Set exercise: Each line in the material below, starting at the one with "Generate a component" and ending at the one with "const newErr = [0.95, 0.6];", is to be reproduced exactly; no picture is to be copied.

Data extract:

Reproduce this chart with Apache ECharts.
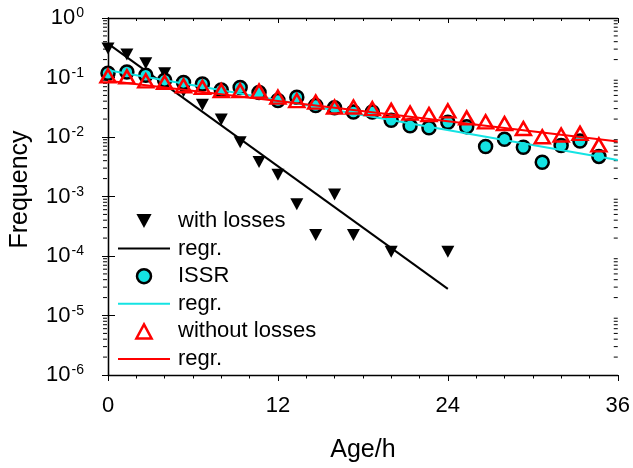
<!DOCTYPE html>
<html><head><meta charset="utf-8">
<script src="https://cdn.jsdelivr.net/npm/echarts@6/dist/echarts.min.js"></script>
<style>html,body{margin:0;padding:0;background:#fff}#c{width:633px;height:468px}</style>
</head><body><div id="c"></div>
<script>
// Age (h) of each sample, every 80 min
const ages = [0, 1.333, 2.667, 4, 5.333, 6.667, 8, 9.333, 10.667, 12, 13.333, 14.667, 16, 17.333,
  18.667, 20, 21.333, 22.667, 24, 25.333, 26.667, 28, 29.333, 30.667, 32, 33.333, 34.667];
// Frequency, "with losses" (null = no point)
const withLosses = [0.306, 0.244, 0.173, 0.118, 0.059, 0.0348, 0.0196, 0.00815, 0.0038, 0.00232,
  0.00074, 0.000226, 0.00108, 0.000226, null, 0.000118, null, null, 0.000118];
// Frequency, ISSR
const issr = [0.118, 0.124, 0.109, 0.0903, 0.0827, 0.0775, 0.0617, 0.0678, 0.0561, 0.041, 0.0467,
  0.0339, 0.031, 0.0263, 0.0263, 0.0191, 0.0154, 0.0143, 0.0177, 0.0149, 0.00692, 0.00914,
  0.00674, 0.00376, 0.0072, 0.00857, 0.00472];
// Frequency, "without losses"
const withoutLosses = [0.1064, 0.1024, 0.0879, 0.0827, 0.0727, 0.0684, 0.060, 0.060, 0.059, 0.0467,
  0.041, 0.0386, 0.0319, 0.0319, 0.0299, 0.028, 0.0253, 0.0238, 0.0274, 0.0209, 0.018, 0.0168,
  0.0139, 0.0101, 0.0108, 0.0115, 0.00736];
// Regression lines (end points)
const regrLossT = [0, 24];   const regrLossF = [0.371, 2.8e-5];
const regrIssrT = [0, 36];   const regrIssrF = [0.132, 0.0041];
const regrNoLossT = [0, 36]; const regrNoLossF = [0.0883, 0.00838];
// Axis ticks
const xLabels = [0, 12, 24, 36];
const yDecades = [-6, -5, -4, -3, -2, -1, 0];
const minorMultipliers = [2, 3, 4, 5, 6, 7, 8, 9];

const FONT = 'Liberation Sans';
const CYAN = '#14e3e3';
const pairs = (xs, ys) => xs.map((x, i) => [x, ys[i]]).filter(p => p[1] != null);
const minorVals = [];
yDecades.slice(0, -1).forEach(e => minorMultipliers.forEach(m => minorVals.push([0, m * Math.pow(10, e)])));

const lineIcon = 'path://M0,0L52,0L52,2L0,2Z';
const chart = echarts.init(document.getElementById('c'), null, {renderer: 'canvas'});
chart.setOption({
  animation: false,
  textStyle: {fontFamily: FONT},
  grid: {left: 106, right: 14.5, top: 18, bottom: 88, containLabel: false},
  legend: {
    orient: 'vertical', left: 113, top: 205, itemWidth: 52, itemHeight: 14, itemGap: 5.6,
    selectedMode: false, symbolKeepAspect: true,
    data: [
      {name: 'with losses', icon: 'path://M0,0L13,0L6.5,12Z', itemStyle: {color: '#000', opacity: 1}},
      {name: 'regr.1', icon: lineIcon, itemStyle: {color: '#000'}},
      {name: 'ISSR', icon: 'circle', itemStyle: {color: CYAN, borderColor: '#000', borderWidth: 2.5, opacity: 1}},
      {name: 'regr.2', icon: lineIcon, itemStyle: {color: CYAN}},
      {name: 'without losses', icon: 'path://M6.5,0L13,12L0,12Z',
       itemStyle: {color: 'rgba(0,0,0,0)', borderColor: '#ff0000', borderWidth: 2.5, opacity: 1}},
      {name: 'regr.3', icon: lineIcon, itemStyle: {color: '#ff0000'}}
    ],
    formatter: n => n.indexOf('regr.') === 0 ? 'regr.' : n,
    textStyle: {fontFamily: FONT, fontSize: 22, color: '#000', lineHeight: 22, padding: [0, 0, 0, 3]}
  },
  xAxis: [{
    type: 'value', min: 0, max: 36, interval: 12, position: 'bottom',
    name: 'Age/h', nameLocation: 'middle', nameGap: 63,
    nameTextStyle: {fontFamily: FONT, fontSize: 25, color: '#000'},
    axisLine: {lineStyle: {color: '#000', width: 1.3}},
    axisTick: {inside: false, length: 6, lineStyle: {color: '#000'}},
    minorTick: {show: true, splitNumber: 6, length: 3.5, lineStyle: {color: '#000'}},
    splitLine: {show: false},
    axisLabel: {fontFamily: FONT, fontSize: 22, color: '#000', margin: 20,
      formatter: v => xLabels.indexOf(v) >= 0 ? String(v) : ''}
  }, {
    type: 'value', min: 0, max: 36, interval: 12, position: 'top',
    axisLine: {lineStyle: {color: '#000', width: 1.3}},
    axisTick: {inside: true, length: 5, lineStyle: {color: '#000'}},
    minorTick: {show: true, splitNumber: 6, length: 3, lineStyle: {color: '#000'}},
    splitLine: {show: false}, axisLabel: {show: false}
  }],
  yAxis: [{
    type: 'log', logBase: 10, min: 1e-6, max: 1, position: 'left', offset: 5,
    name: 'Frequency', nameLocation: 'middle', nameGap: 70,
    nameTextStyle: {fontFamily: FONT, fontSize: 25, color: '#000', padding: [0, 0, 0, 14]},
    axisLine: {show: true, lineStyle: {color: '#000', width: 1.3}},
    axisTick: {show: true, inside: true, length: 7, lineStyle: {color: '#000'}},
    splitLine: {show: false},
    axisLabel: {margin: 19, color: '#000',
      formatter: v => '{b|10}{s|' + Math.round(Math.log10(v)) + '}',
      rich: {b: {fontFamily: FONT, fontSize: 22, color: '#000'},
             s: {fontFamily: FONT, fontSize: 14, color: '#000', padding: [0, 0, 9, 1]}}}
  }, {
    type: 'log', logBase: 10, min: 1e-6, max: 1, position: 'right',
    axisLine: {show: true, lineStyle: {color: '#000', width: 1.3}},
    axisTick: {show: true, inside: true, length: 6, lineStyle: {color: '#000'}},
    splitLine: {show: false}, axisLabel: {show: false}
  }],
  series: [
    {name: 'with losses', type: 'scatter', data: pairs(ages, withLosses),
     symbol: 'triangle', symbolRotate: 180, symbolSize: [13, 12],
     itemStyle: {color: '#000', opacity: 1}, z: 2},
    {name: 'regr.1', type: 'line', data: pairs(regrLossT, regrLossF), symbol: 'none',
     lineStyle: {color: '#000', width: 2}, itemStyle: {color: '#000'}, z: 3},
    {name: 'ISSR', type: 'scatter', data: pairs(ages, issr), symbol: 'circle', symbolSize: 13,
     itemStyle: {color: CYAN, borderColor: '#000', borderWidth: 2.5, opacity: 1}, z: 4},
    {name: 'regr.2', type: 'line', data: pairs(regrIssrT, regrIssrF), symbol: 'none',
     lineStyle: {color: CYAN, width: 2}, itemStyle: {color: CYAN}, z: 5},
    {name: 'without losses', type: 'scatter', data: pairs(ages, withoutLosses),
     symbol: 'triangle', symbolSize: [15, 13],
     itemStyle: {color: 'rgba(0,0,0,0)', borderColor: '#ff0000', borderWidth: 2.5, opacity: 1}, z: 6},
    {name: 'regr.3', type: 'line', data: pairs(regrNoLossT, regrNoLossF), symbol: 'none',
     lineStyle: {color: '#ff0000', width: 2}, itemStyle: {color: '#ff0000'}, z: 7},
    {name: 'minorY', type: 'custom', data: minorVals, silent: true, clip: false, z: 1,
     renderItem: (params, api) => {
       const v = api.value(1);
       const l = api.coord([0, v]);
       const r = api.coord([36, v]);
       return {type: 'group', children: [
         {type: 'line', shape: {x1: l[0] - 5, y1: l[1], x2: l[0] - 1, y2: l[1]}, style: {stroke: '#000', lineWidth: 1}},
         {type: 'line', shape: {x1: r[0] - 4, y1: r[1], x2: r[0], y2: r[1]}, style: {stroke: '#000', lineWidth: 1}}
       ]};
     }}
  ]
});
</script></body></html>
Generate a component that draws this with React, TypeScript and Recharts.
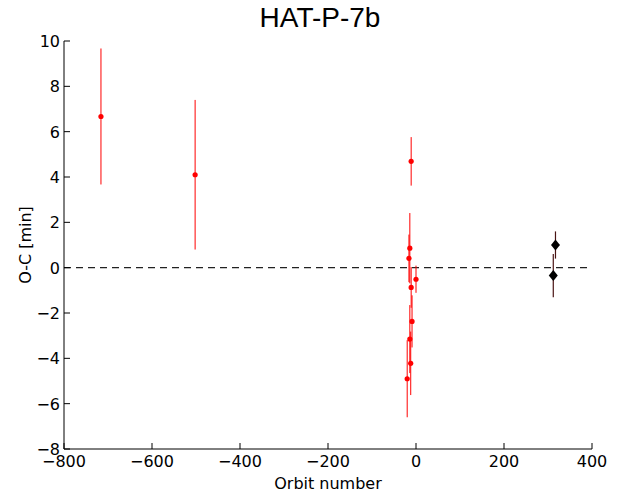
import { ScatterChart, Scatter, XAxis, YAxis, ErrorBar, ReferenceLine } from 'recharts';

const redOrbit = [-716, -502, -11, -14, -16, -11, 0, -9, -14, -12, -20];
const redOc = [6.67, 4.1, 4.69, 0.86, 0.41, -0.87, -0.51, -2.37, -3.15, -4.22, -4.9];
const redErr = [3.0, 3.3, 1.07, 1.55, 1.05, 0.9, 0.6, 1.15, 1.5, 1.4, 1.7];

const newOrbit = [312, 317];
const newOc = [-0.35, 1.0];
const newErr = [0.95, 0.6];

const xTicks = [-800, -600, -400, -200, 0, 200, 400];
const yTicks = [-8, -6, -4, -2, 0, 2, 4, 6, 8, 10];

const redData = redOrbit.map((x, i) => ({ x, y: redOc[i], err: redErr[i] }));
const newData = newOrbit.map((x, i) => ({ x, y: newOc[i], err: newErr[i] }));

const W = 630;
const H = 494;
const PL = 64;
const PR = 592;
const PT = 41;
const PB = 449;
const FONT = 'DejaVu Sans, sans-serif';

const fmt = (v: number) => (v < 0 ? `\u2212${Math.abs(v)}` : `${v}`);

function BottomTick({ x, payload }: any) {
  return (
    <g>
      <line x1={x} x2={x} y1={PB} y2={PB - 6} stroke="#000" />
      <text x={x} y={PB + 18} textAnchor="middle" fontSize={16} fontFamily={FONT} fill="#000">
        {fmt(payload.value)}
      </text>
    </g>
  );
}

function TopTick({ x }: any) {
  return <line x1={x} x2={x} y1={PT} y2={PT + 6} stroke="#000" />;
}

function LeftTick({ y, payload }: any) {
  return (
    <g>
      <line x1={PL} x2={PL + 6} y1={y} y2={y} stroke="#000" />
      <text x={PL - 4} y={y + 6} textAnchor="end" fontSize={16} fontFamily={FONT} fill="#000">
        {fmt(payload.value)}
      </text>
    </g>
  );
}

function RightTick({ y }: any) {
  return <line x1={PR} x2={PR - 6} y1={y} y2={y} stroke="#000" />;
}

function Dot({ cx, cy }: any) {
  return <circle cx={cx} cy={cy} r={2.6} fill="#ff0000" />;
}

function Diamond({ cx, cy }: any) {
  return <polygon points={`${cx},${cy - 5.5} ${cx + 4.5},${cy} ${cx},${cy + 5.5} ${cx - 4.5},${cy}`} fill="#000" />;
}

export default function App() {
  return (
    <div style={{ position: 'absolute', left: 0, top: 0, width: W, height: H, background: '#fff' }}>
      <ScatterChart width={W} height={H} margin={{ top: PT, right: W - PR, bottom: 0, left: 0 }}>
        <XAxis
          xAxisId="b"
          type="number"
          dataKey="x"
          domain={[-800, 400]}
          ticks={xTicks}
          interval={0}
          height={H - PB}
          tickLine={false}
          tick={<BottomTick />}
          axisLine={{ stroke: '#000' }}
          allowDataOverflow
        />
        <XAxis
          xAxisId="t"
          orientation="top"
          type="number"
          domain={[-800, 400]}
          ticks={xTicks}
          interval={0}
          height={0}
          tickLine={false}
          tick={<TopTick />}
          axisLine={{ stroke: '#000' }}
          allowDataOverflow
        />
        <YAxis
          yAxisId="l"
          type="number"
          dataKey="y"
          domain={[-8, 10]}
          ticks={yTicks}
          interval={0}
          width={PL}
          tickLine={false}
          tick={<LeftTick />}
          axisLine={{ stroke: '#000' }}
          allowDataOverflow
        />
        <YAxis
          yAxisId="r"
          orientation="right"
          type="number"
          domain={[-8, 10]}
          ticks={yTicks}
          interval={0}
          width={0}
          tickLine={false}
          tick={<RightTick />}
          axisLine={{ stroke: '#000' }}
          allowDataOverflow
        />
        <ReferenceLine xAxisId="b" yAxisId="l" y={0} stroke="#222" strokeWidth={1.4} strokeDasharray="7 5" />
        <Scatter xAxisId="b" yAxisId="l" data={redData} shape={<Dot />} isAnimationActive={false}>
          <ErrorBar dataKey="err" direction="y" width={0} stroke="#ff0000" strokeWidth={1} />
        </Scatter>
        <Scatter xAxisId="b" yAxisId="l" data={newData} shape={<Diamond />} isAnimationActive={false}>
          <ErrorBar dataKey="err" direction="y" width={0} stroke="#4a1414" strokeWidth={1.2} />
        </Scatter>
        <text
          x={(PL + PR) / 2 - 8}
          y={27}
          textAnchor="middle"
          fontSize={28}
          fontFamily="Liberation Sans, Arial, sans-serif"
          fill="#000"
        >
          HAT-P-7b
        </text>
        <text x={(PL + PR) / 2} y={489} textAnchor="middle" fontSize={16} fontFamily={FONT} fill="#000">
          Orbit number
        </text>
        <text
          x={31}
          y={(PT + PB) / 2}
          textAnchor="middle"
          fontSize={16}
          fontFamily={FONT}
          fill="#000"
          transform={`rotate(-90, 31, ${(PT + PB) / 2})`}
        >
          O-C [min]
        </text>
      </ScatterChart>
    </div>
  );
}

Answer in full:
Generate a component that draws this with React, TypeScript and Recharts.
import { ScatterChart, Scatter, XAxis, YAxis, ErrorBar, ReferenceLine } from 'recharts';

const redOrbit = [-716, -502, -11, -14, -16, -11, 0, -9, -14, -12, -20];
const redOc = [6.67, 4.1, 4.69, 0.86, 0.41, -0.87, -0.51, -2.37, -3.15, -4.22, -4.9];
const redErr = [3.0, 3.3, 1.07, 1.55, 1.05, 0.9, 0.6, 1.15, 1.5, 1.4, 1.7];

const newOrbit = [312, 317];
const newOc = [-0.35, 1.0];
const newErr = [0.95, 0.6];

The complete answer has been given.